Almost all forms of internet gambling using real money are illegal in the US since the passage of the Unlawful Internet Gambling Enforcement Act in 2006. None of the three companies is based in the US, but they do accept US players.

"As charged, these defendants concocted an elaborate criminal fraud scheme, alternately tricking some US banks and effectively bribing others to assure the continued flow of billions in illegal gambling profits," said Manhattan US attorney Preet Bharara.

"Moreover, as we allege, in their zeal to circumvent the gambling laws, the defendants also engaged in massive money laundering and bank fraud. Foreign firms that choose to operate in the US are not free to flout the laws they don't like simply because they can't bear to be parted from their profits."

According to the FBI the companies found most banks unwilling to handle the cash of US customers because of the illegality. The accused set up shell companies to obscure the origin of the funds being transferred, but some of these accounts were tracked down and frozen.

The companies then decided on a more direct approach. According to the FBI they paid $10m for a 30 per cent stake in a small private bank in Utah named SunFirst. The vice president of the bank agreed to process the funds from gambling sites directly, in exchange for a $20,000 personal bonus for his trouble.

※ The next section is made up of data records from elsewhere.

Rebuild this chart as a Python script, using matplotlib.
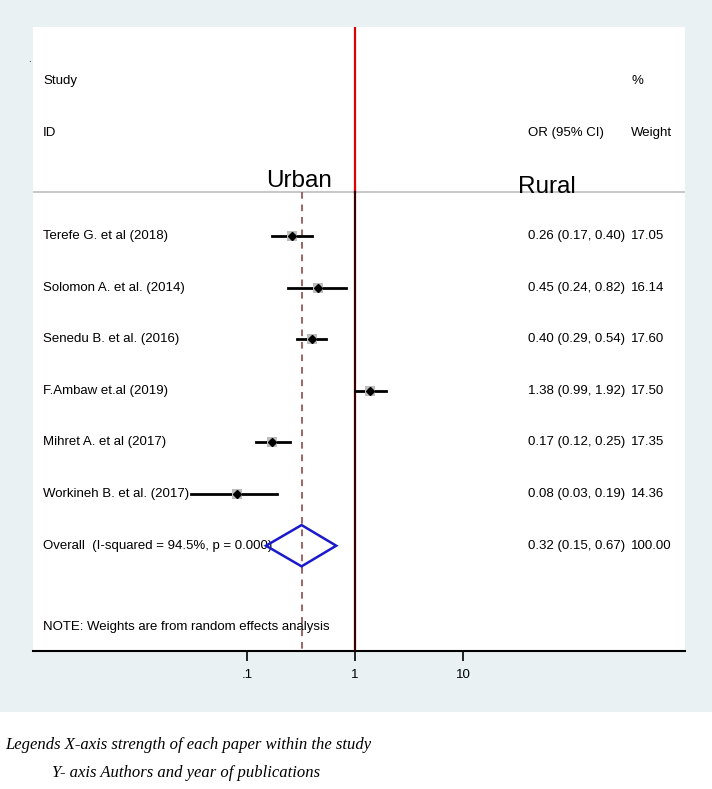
import numpy as np
import matplotlib.pyplot as plt
from matplotlib import font_manager
from matplotlib.patches import Polygon

plt.rcParams['font.family'] = ['Liberation Sans', 'DejaVu Sans']

studies = ["Terefe G. et al (2018)", "Solomon A. et al. (2014)", "Senedu B. et al. (2016)",
           "F.Ambaw et.al (2019)", "Mihret A. et al (2017)", "Workineh B. et al. (2017)"]
orr = [0.26, 0.45, 0.40, 1.38, 0.17, 0.08]
lo = [0.17, 0.24, 0.29, 0.99, 0.12, 0.03]
hi = [0.40, 0.82, 0.54, 1.92, 0.25, 0.19]
weights = [17.05, 16.14, 17.60, 17.50, 17.35, 14.36]
overall = (0.32, 0.15, 0.67)
overall_label = "Overall  (I-squared = 94.5%, p = 0.000)"
xticks = [0.1, 1, 10]
xticklabels = [".1", "1", "10"]

# narrow font for the big Urban / Rural labels if available
names = {f.name for f in font_manager.fontManager.ttflist}
if 'Liberation Sans Narrow' in names:
    big_family, big_size = ['Liberation Sans Narrow'], 21
else:
    big_family, big_size = ['Liberation Sans', 'DejaVu Sans'], 17.5

W, H = 712, 789
fig = plt.figure(figsize=(W / 100, H / 100), dpi=100)
fig.patch.set_facecolor('white')

# light panel behind the plot
bg = fig.add_axes([0, 1 - 712 / H, 1, 712 / H])
bg.set_facecolor('#e9f1f3')
bg.set_xticks([])
bg.set_yticks([])
for s in bg.spines.values():
    s.set_visible(False)

x0, x1, ytop, ybot = 33, 685, 27, 651
ax = fig.add_axes([x0 / W, 1 - ybot / H, (x1 - x0) / W, (ybot - ytop) / H])
ax.set_facecolor('white')
ax.set_xscale('log')
px_dec = 108.0
ax.set_xlim(10 ** ((x0 - 355) / px_dec), 10 ** ((x1 - 355) / px_dec))
ax.set_ylim(9.04, -3.05)
for s in ['top', 'left', 'right']:
    ax.spines[s].set_visible(False)
ax.spines['bottom'].set_linewidth(1.5)
ax.set_yticks([])
ax.set_xticks(xticks)
ax.set_xticklabels(xticklabels, fontsize=9.5)
ax.minorticks_off()
ax.tick_params(axis='x', length=7, width=1.2, pad=6)

fs = 9.5
xl = 10 ** ((43 - 355) / px_dec)
xn = 10 ** ((528 - 355) / px_dec)
xw = 10 ** ((631 - 355) / px_dec)
xo = 10 ** ((604 - 355) / px_dec)
xu = 10 ** ((332 - 355) / px_dec)
xr = 10 ** ((547 - 355) / px_dec)
sep = 0.15

# header
ax.text(xl, -2, "Study", fontsize=fs, va='center')
ax.text(xl, -1, "ID", fontsize=fs, va='center')
ax.text(xw, -2, "%", fontsize=fs, va='center')
ax.text(xw, -1, "Weight", fontsize=fs, va='center')
ax.text(xo, -1, "OR (95% CI)", fontsize=fs, va='center', ha='right')
ax.text(xu, 0.05, "Urban", fontsize=big_size, family=big_family, ha='right', va='baseline')
ax.text(xr, 0.17, "Rural", fontsize=big_size, family=big_family, ha='center', va='baseline')
ax.axhline(sep, color='#c8c8c8', lw=1.5, zorder=1)

# reference lines
ax.plot([1, 1], [-3.05, sep], color='#e00000', lw=1.6, zorder=3)
ax.plot([1, 1], [sep, 9.04], color='#3a0000', lw=1.6, zorder=3)
ax.plot([overall[0]] * 2, [sep, 9.04], color='#8f4a4a', lw=1.2,
        dashes=(4, 3.5), zorder=2)

for i, (name, o, l, h, w) in enumerate(zip(studies, orr, lo, hi, weights)):
    y = i + 1
    ax.plot([l, h], [y, y], color='black', lw=2, zorder=4)
    ax.plot(o, y, marker='s', color='#bdbdbd', markersize=np.sqrt(w) * 1.75,
            markeredgewidth=0, zorder=4)
    ax.plot(o, y, marker='D', color='black', markersize=4.5, zorder=5)
    ax.text(xl, y, name, fontsize=fs, va='center')
    ax.text(xn, y, f"{o:.2f} ({l:.2f}, {h:.2f})", fontsize=fs, va='center')
    ax.text(xw, y, f"{w:.2f}", fontsize=fs, va='center')

yo = len(studies) + 1
ax.add_patch(Polygon([[overall[1], yo], [overall[0], yo - 0.4], [overall[2], yo],
                      [overall[0], yo + 0.4]], closed=True, fill=False,
                     edgecolor='#1a1acc', lw=1.8, zorder=5))
ax.text(xl, yo, overall_label, fontsize=fs, va='center')
ax.text(xn, yo, f"{overall[0]:.2f} ({overall[1]:.2f}, {overall[2]:.2f})",
        fontsize=fs, va='center')
ax.text(xw, yo, f"{sum(weights):.2f}", fontsize=fs, va='center')
ax.text(xl, 8.58, "NOTE: Weights are from random effects analysis", fontsize=fs, va='center')

fig.text(28 / W, 1 - 62 / H, ".", fontsize=7)

fig.text(5 / W, 1 - 745 / H, "Legends X-axis strength of each paper within the study",
         family=['Liberation Serif', 'DejaVu Serif'], style='italic', fontsize=12, va='center')
fig.text(52 / W, 1 - 773 / H, "Y- axis Authors and year of publications",
         family=['Liberation Serif', 'DejaVu Serif'], style='italic', fontsize=12, va='center')

fig.savefig('out.png', dpi=100)
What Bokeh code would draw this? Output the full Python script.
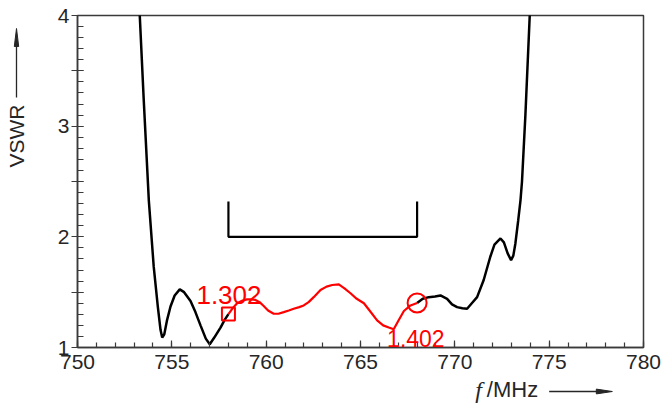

"These defendants, knowing full well that their business with US customers and US banks was illegal, tried to stack the deck. They lied to banks about the true nature of their business," said FBI assistant director Janice Fedarcyk.

"Then, some of the defendants found banks willing to flout the law for a fee. The defendants bet the house that they could continue their scheme, and they lost."

The FBI confirmed that it had arrested three of the men named in the charges, with the other eight being sought overseas. Five domain names used to run the sites have been taken over, and courts have issued orders to freeze 76 bank accounts in 14 countries thought to contain as much as $3bn from American poker customers.